Carter! It was Carter.
Alice turned her head to one side, scraping her cheek across the gravel, just in time to see Tania run for the shed—and get swarmed by FBI agents in actual SWAT gear, shouting at her to get down. Just like how Alice had imagined it, except they weren’t coming for her. Well, not yet.
And if they were coming for her next, well, shit, they could have her.
Florence tossed her gun to the ground and raised her hands. “Just little old me here,” she called out. “You okay there, hotshot?” she said to Alice.
Alice grunted. She tried to push up, then decided not to bother. Fast footfalls scraped the stones behind her. All those books she’d read where the characters had run for miles with bullet holes through their stomachs and she had no visible wounds and couldn’t even sit up.

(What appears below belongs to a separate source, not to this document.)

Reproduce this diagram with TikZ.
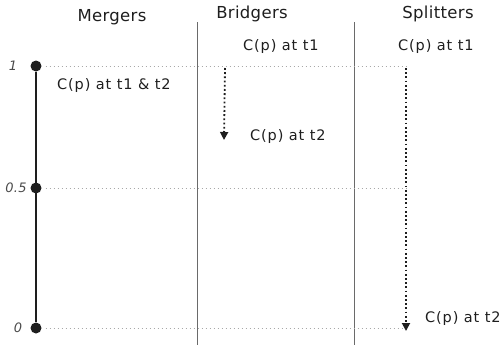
\documentclass[tikz,border=0pt]{standalone}
\usepackage{fontspec}
\setmainfont{DejaVu Sans}[LetterSpace=2]
\newfontfamily\lblfont{DejaVu Sans}[LetterSpace=6]
\usetikzlibrary{arrows.meta}
\definecolor{ink}{HTML}{1E1E1E}
\definecolor{sep}{HTML}{6A6A6A}
\definecolor{grid}{HTML}{A8A8A8}
\tikzset{
  dotnode/.style={circle,fill=ink,inner sep=0pt,minimum size=11pt},
  title/.style={font=\fontsize{16.5}{17}\selectfont,text=ink,inner sep=0pt},
  lbl/.style={font=\lblfont\fontsize{14.5}{15}\selectfont,text=ink,inner sep=0pt},
  axis/.style={font=\itshape\fontsize{13}{13}\selectfont,text=ink!80,inner sep=0pt},
  gridline/.style={grid,line width=0.9pt,dash pattern=on 0.9pt off 3.1pt},
  sepline/.style={sep,line width=0.9pt},
  move/.style={ink,line width=1.8pt,dash pattern=on 1.8pt off 2.4pt,-{Triangle[length=8pt,width=8pt]}},
}
\begin{document}
\begin{tikzpicture}[x=1pt,y=-1pt]
\useasboundingbox (0,0) rectangle (500,346);
% titles
\node[title] (tm) at (112,17) {Mergers};
\node[title] (tb) at (252,14) {Bridgers};
\node[title] (ts) at (438,14) {Splitters};
% separators
\coordinate (s1t) at (197,22); \coordinate (s1b) at (197,345);
\coordinate (s2t) at (354,22); \coordinate (s2b) at (354,345);
\draw[sepline] (s1t) -- (s1b);
\draw[sepline] (s2t) -- (s2b);
% dots
\node[dotnode] (d1) at (36,66) {};
\node[dotnode] (d05) at (36,188) {};
\node[dotnode] (d0) at (36,328) {};
% grid lines
\coordinate (g1) at (406,66);
\coordinate (g05) at (408,188);
\coordinate (g0) at (404,328);
\draw[gridline] (d1.east) ++(4,0) -- (g1);
\draw[gridline] (d05.east) ++(4,0) -- (g05);
\draw[gridline] (d0.east) ++(4,0) -- (g0);
% axis line
\draw[ink,line width=1.3pt] (d1) -- (d0);
% axis labels
\node[axis] (a1) at (13,66) {1};
\node[axis] (a05) at (16,188) {0.5};
\node[axis] (a0) at (18,328) {0};
% labels
\node[lbl,anchor=west] (m12) at (57,86) {C(p) at t1 \& t2};
\node[lbl,anchor=west] (b1) at (243,47) {C(p) at t1};
\node[lbl,anchor=west] (b2) at (250,137) {C(p) at t2};
\node[lbl,anchor=west] (s1) at (398,47) {C(p) at t1};
\node[lbl,anchor=west] (s2) at (425,318) {C(p) at t2};
% arrows
\coordinate (ba) at (225,68); \coordinate (bb) at (224,140);
\coordinate (sa) at (406,68); \coordinate (sb) at (406,331);
\draw[move] (ba) -- (bb);
\draw[move] (sa) -- (sb);
\end{tikzpicture}
\end{document}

“Mom? Alice, shit, you okay?” Carter crouched beside Alice and carefully slipped off her gag.
His forehead was creased even more than usual.
She could kiss him. If she could move. She settled for just looking at him as best she could from the awkward angle.
He looked haggard and scruffy, and he was the most beautiful thing she’d ever seen.
She laughed. Well, she tried to, and then thought better of it.
“I’m fine,” she squeaked.
“You catch a bullet?” he said, scanning her body.
“No, it’s nothing serious, I’m sure,” she said, fighting for breath. “I jumped from the balcony. Landed badly. Maybe broke a rib. Or several.”
“You jumped? Are you insane?”
“To the balcony below. Didn’t go quite as I’d imagined. I was a little low on options.”
“Wait one sec—I’ll grab something to cut these ties.”
“I’m not going anywhere,” Alice groaned.
“Carter?” Florence said, as he returned with a small pocketknife. She wasn’t even out of breath. “You know what happened to Rashida?”
“She’s safe,” he said, as he freed Alice and gently helped her into a sitting position.
Perhaps sensing that sitting up was all she could manage for the moment, he sat behind her so she could lean into him like an armchair, and she very happily let him take her weight.
She flailed a hand to her side and found his leg. Carter. Here. Alive.
“She caught a bullet in her side and played dead,” Carter said. “Sounded like they were more interested in finding you. She lost some blood but she’s gonna be okay.”
A fully kitted-out FBI agent crunched over the gravel toward them. “Everyone okay here?” she said.
“Good for now,” Florence said, waving her off. “You all just do what you need to. We’ll be here when you want us, though I think this one will need some medical attention. You know a bunch of Tania Garrett’s crew drove off just before you arrived?”
“We got ’em,” the agent said, walking away. “Fun times.”